Report the number of lines containing "matplotlib", with no other words.

Entries with chart source code =
+++
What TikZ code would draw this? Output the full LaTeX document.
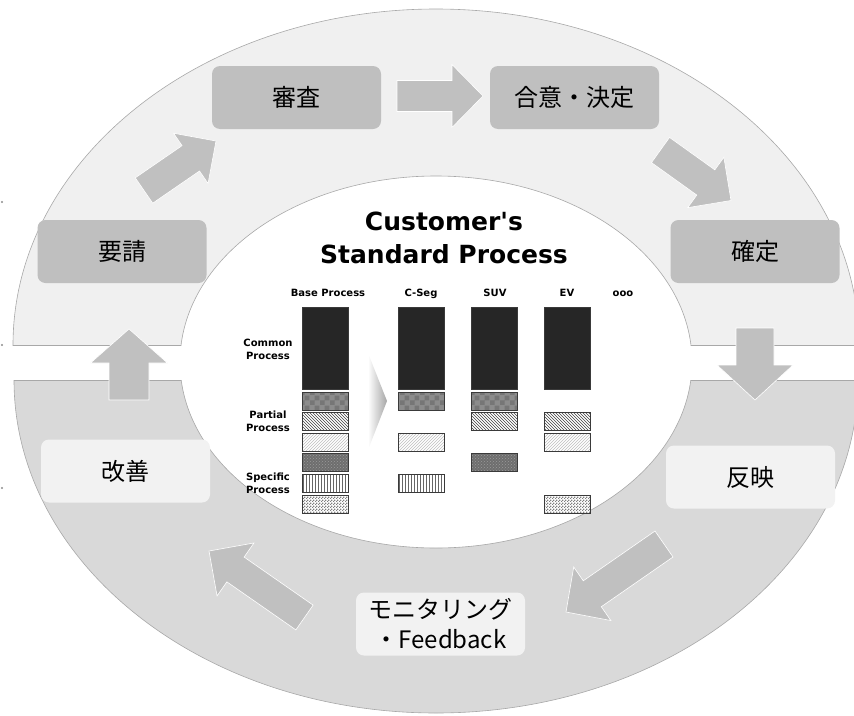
\documentclass[tikz,border=0pt]{standalone}
\usepackage{fontspec}
\usetikzlibrary{calc,patterns}
\newfontfamily\jpfont{Noto Sans CJK JP}
\newfontfamily\latfont{DejaVu Sans}[Ligatures=TeXOff]
\definecolor{ringup}{HTML}{F0F0F0}
\definecolor{ringlow}{HTML}{D9D9D9}
\definecolor{ringline}{HTML}{A8A8A8}
\definecolor{boxdark}{HTML}{BFBFBF}
\definecolor{boxlight}{HTML}{F2F2F2}
\definecolor{arrowgray}{HTML}{C0C0C0}
\definecolor{barblack}{HTML}{262626}
\definecolor{barline}{HTML}{3A3A3A}
\definecolor{patAbg}{HTML}{8C8C8C}
\definecolor{patAfg}{HTML}{767676}
\definecolor{patDbg}{HTML}{6E6E6E}
\definecolor{patDfg}{HTML}{9A9A9A}
\pgfdeclarepatternformonly{bigchecker}{\pgfpointorigin}{\pgfqpoint{10pt}{10pt}}{\pgfqpoint{10pt}{10pt}}{%
  \pgfpathrectangle{\pgfpointorigin}{\pgfqpoint{5pt}{5pt}}%
  \pgfpathrectangle{\pgfqpoint{5pt}{5pt}}{\pgfqpoint{5pt}{5pt}}%
  \pgfusepath{fill}}
\pgfdeclarepatternformonly{finechecker}{\pgfpointorigin}{\pgfqpoint{3pt}{3pt}}{\pgfqpoint{3pt}{3pt}}{%
  \pgfpathrectangle{\pgfpointorigin}{\pgfqpoint{1.5pt}{1.5pt}}%
  \pgfpathrectangle{\pgfqpoint{1.5pt}{1.5pt}}{\pgfqpoint{1.5pt}{1.5pt}}%
  \pgfusepath{fill}}
\newcommand{\blockarrow}[6]{% #1 name, #2 tail, #3 tip, #4 shaft half, #5 head half, #6 head length
  \coordinate (#1-h) at ($(#3)!#6!(#2)$);
  \filldraw[blockarr] ($(#2)!#4!90:(#3)$) -- ($(#1-h)!#4!-90:(#2)$) -- ($(#1-h)!#5!-90:(#2)$)
    -- (#3) -- ($(#1-h)!#5!90:(#2)$) -- ($(#1-h)!#4!90:(#2)$) -- ($(#2)!#4!-90:(#3)$) -- cycle;
}
\begin{document}
\begin{tikzpicture}[x=1pt,y=-1pt,
  ringedge/.style={draw=ringline, line width=0.6pt},
  blockarr/.style={fill=arrowgray, draw=white, line width=0.6pt, line join=miter},
  darkbox/.style={rectangle, rounded corners=8pt, fill=boxdark, minimum width=169pt, minimum height=63pt,
    inner sep=0pt, font=\jpfont\fontsize{24}{30}\selectfont},
  lightbox/.style={darkbox, fill=boxlight},
  barbox/.style={draw=barline, line width=0.8pt},
  patA/.style={preaction={fill=patAbg}, pattern=bigchecker, pattern color=patAfg},
  patB/.style={preaction={fill=white}, pattern=north west lines, pattern color=black!75},
  patC/.style={preaction={fill=white}, pattern=north east lines, pattern color=black!25},
  patD/.style={preaction={fill=patDbg}, pattern=crosshatch dots, pattern color=patDfg},
  patE/.style={preaction={fill=white}, pattern=vertical lines, pattern color=black!60},
  patF/.style={preaction={fill=white}, pattern=finechecker, pattern color=black!50},
  titletext/.style={anchor=base, inner sep=0pt, font=\latfont\bfseries\fontsize{25}{30}\selectfont},
  colab/.style={anchor=base, inner sep=0pt, font=\latfont\bfseries\fontsize{10}{12}\selectfont},
  rowlab/.style={align=center, inner sep=0pt, font=\latfont\bfseries\fontsize{10}{13}\selectfont}]
\useasboundingbox (0,0) rectangle (854,715);
% upper half ring
\begin{scope}
  \clip (0,0) rectangle (854,345);
  \fill[ringup, even odd rule] (436,345) ellipse [x radius=423pt, y radius=336pt]
    (436,362) ellipse [x radius=256pt, y radius=186pt];
  \draw[ringedge] (436,345) ellipse [x radius=423pt, y radius=336pt];
  \draw[ringedge] (436,362) ellipse [x radius=256pt, y radius=186pt];
\end{scope}
\draw[ringedge] (13,345) -- (181.1,345) (690.9,345) -- (860,345);
% lower half ring
\begin{scope}
  \clip (0,380) rectangle (854,715);
  \fill[ringlow, even odd rule] (436,380) ellipse [x radius=422pt, y radius=333pt]
    (436,362) ellipse [x radius=256pt, y radius=186pt];
  \draw[ringedge] (436,380) ellipse [x radius=422pt, y radius=333pt];
  \draw[ringedge] (436,362) ellipse [x radius=256pt, y radius=186pt];
\end{scope}
\draw[ringedge] (14,380) -- (181.2,380) (690.8,380) -- (860,380);
% small marks on the left edge
\foreach \yy in {202,345,488} \fill[black!45] (2,\yy) circle (1.2pt);
% boxes
\node[darkbox] (shinsa) at (296.5,97.5) {審査};
\node[darkbox] (goui) at (574.5,97.5) {合意・決定};
\node[darkbox] (kakutei) at (755,251.5) {確定};
\node[darkbox] (yousei) at (122,251.5) {要請};
\node[lightbox] (kaizen) at (125.5,471) {改善};
\node[lightbox] (hanei) at (750.5,477) {反映};
\node[lightbox, align=center, font=\jpfont\fontsize{24}{30}\selectfont] (monitor) at (440.5,624) {モニタリング\\・Feedback};
% block arrows
\coordinate (a1t) at (144,190.5); \coordinate (a1p) at (216,141);
\coordinate (a2t) at (397,96);    \coordinate (a2p) at (483,96);
\coordinate (a3t) at (660.5,150); \coordinate (a3p) at (731,200.5);
\coordinate (a4t) at (755,328);   \coordinate (a4p) at (755,400);
\coordinate (a5t) at (664,544);   \coordinate (a5p) at (566,612);
\coordinate (a6t) at (304.5,617.5); \coordinate (a6p) at (209,551);
\coordinate (a7t) at (129,400);   \coordinate (a7p) at (129,329);
\blockarrow{a1}{a1t}{a1p}{15.4pt}{30.5pt}{30.6pt}
\blockarrow{a2}{a2t}{a2p}{15.5pt}{31.5pt}{31pt}
\blockarrow{a3}{a3t}{a3p}{15.5pt}{31pt}{31pt}
\blockarrow{a4}{a4t}{a4p}{19pt}{38pt}{35pt}
\blockarrow{a5}{a5t}{a5p}{15.8pt}{32.6pt}{32pt}
\blockarrow{a6}{a6t}{a6p}{15.1pt}{32.3pt}{32.3pt}
\blockarrow{a7}{a7t}{a7p}{20pt}{38.5pt}{34pt}
% centre content
\node[titletext] (title1) at (444,230) {Customer's};
\node[titletext] (title2) at (444,263) {Standard Process};
\node[colab] (hbase) at (328,296) {Base Process};
\node[colab] (hcseg) at (421,296) {C-Seg};
\node[colab] (hsuv) at (495,296) {SUV};
\node[colab] (hev) at (567,296) {EV};
\node[colab] (hmore) at (623,296) {ooo};
\node[rowlab] (lcommon) at (268,349) {Common\\Process};
\node[rowlab] (lpartial) at (268,421) {Partial\\Process};
\node[rowlab] (lspecific) at (268,483.5) {Specific\\Process};
\shade[left color=white, right color=black!35] (368,353) -- (387,401) -- (368,450) -- cycle;
\foreach \x in {302,398,471,544} \draw[barbox, fill=barblack] (\x,307) rectangle ++(46,82);
\foreach \x in {302,398,471} \draw[barbox, patA] (\x,392) rectangle ++(46,18);
\foreach \x in {302,471,544} \draw[barbox, patB] (\x,412.6) rectangle ++(46,18);
\foreach \x in {302,398,544} \draw[barbox, patC] (\x,433.2) rectangle ++(46,18);
\foreach \x in {302,471} \draw[barbox, patD] (\x,453.8) rectangle ++(46,18);
\foreach \x in {302,398} \draw[barbox, patE] (\x,474.4) rectangle ++(46,18);
\foreach \x in {302,544} \draw[barbox, patF] (\x,495) rectangle ++(46,18);
\end{tikzpicture}
\end{document}
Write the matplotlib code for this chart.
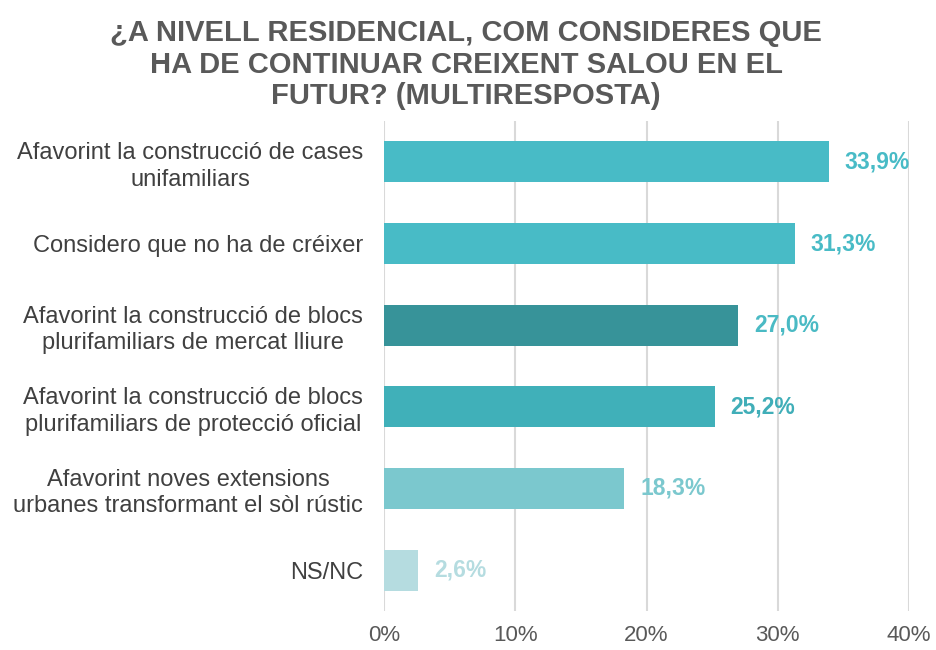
import matplotlib
matplotlib.use('Agg')
import matplotlib.pyplot as plt
from matplotlib.ticker import FuncFormatter


TITLE = '¿A NIVELL RESIDENCIAL, COM CONSIDERES QUE\nHA DE CONTINUAR CREIXENT SALOU EN EL\nFUTUR? (MULTIRESPOSTA)'

categories = [
    'Afavorint la construcció de cases\nunifamiliars',
    'Considero que no ha de créixer',
    'Afavorint la construcció de blocs\nplurifamiliars de mercat lliure',
    'Afavorint la construcció de blocs\nplurifamiliars de protecció oficial',
    'Afavorint noves extensions\nurbanes transformant el sòl rústic',
    'NS/NC',
]
values = [33.9, 31.3, 27.0, 25.2, 18.3, 2.6]
bar_colors = ['#48BBC6', '#48BBC6', '#379399', '#40B0B9', '#7BC8CE', '#B5DCE0']
label_colors = ['#48BBC6', '#48BBC6', '#4ABAC4', '#40AEB8', '#7BC8CE', '#B5DCE0']
x_ticks = [0, 10, 20, 30, 40]


def main():
    plt.rcParams['font.family'] = ['Liberation Sans', 'DejaVu Sans']
    fig = plt.figure(figsize=(9.36, 6.5), dpi=100)
    ax = fig.add_axes([384 / 936, 1 - 611 / 650, (909 - 384) / 936, (611 - 121) / 650])

    pos = list(range(len(categories)))
    ax.barh(pos, values, height=0.5, color=bar_colors, zorder=3)
    for p, v, c in zip(pos, values, label_colors):
        ax.annotate(f'{v:.1f}%'.replace('.', ','), (v, p), xytext=(11.5, 0),
                    textcoords='offset points', va='center', ha='left',
                    fontsize=16.5, fontweight='bold', color=c)

    ax.set_ylim(len(categories) - 0.5, -0.5)
    ax.set_xlim(0, 40)
    ax.set_xticks(x_ticks)
    ax.xaxis.set_major_formatter(FuncFormatter(lambda x, _: f'{x:.0f}%'))
    ax.set_yticks(pos)
    ax.set_yticklabels(categories, multialignment='center', linespacing=1.26)
    ax.tick_params(axis='y', length=0, pad=15, labelsize=17, labelcolor='#404040')
    ax.tick_params(axis='x', length=0, pad=10, labelsize=16, labelcolor='#595959')
    ax.grid(axis='x', color='#D9D9D9', linewidth=1.5, zorder=0)
    for s in ax.spines.values():
        s.set_visible(False)

    fig.text(466 / 936, 1 - 19 / 650, TITLE, ha='center', va='top',
             fontsize=21, fontweight='bold', color='#595959', linespacing=1.17)

    fig.savefig('out.png', dpi=100)


if __name__ == '__main__':
    main()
+++
The reply = 5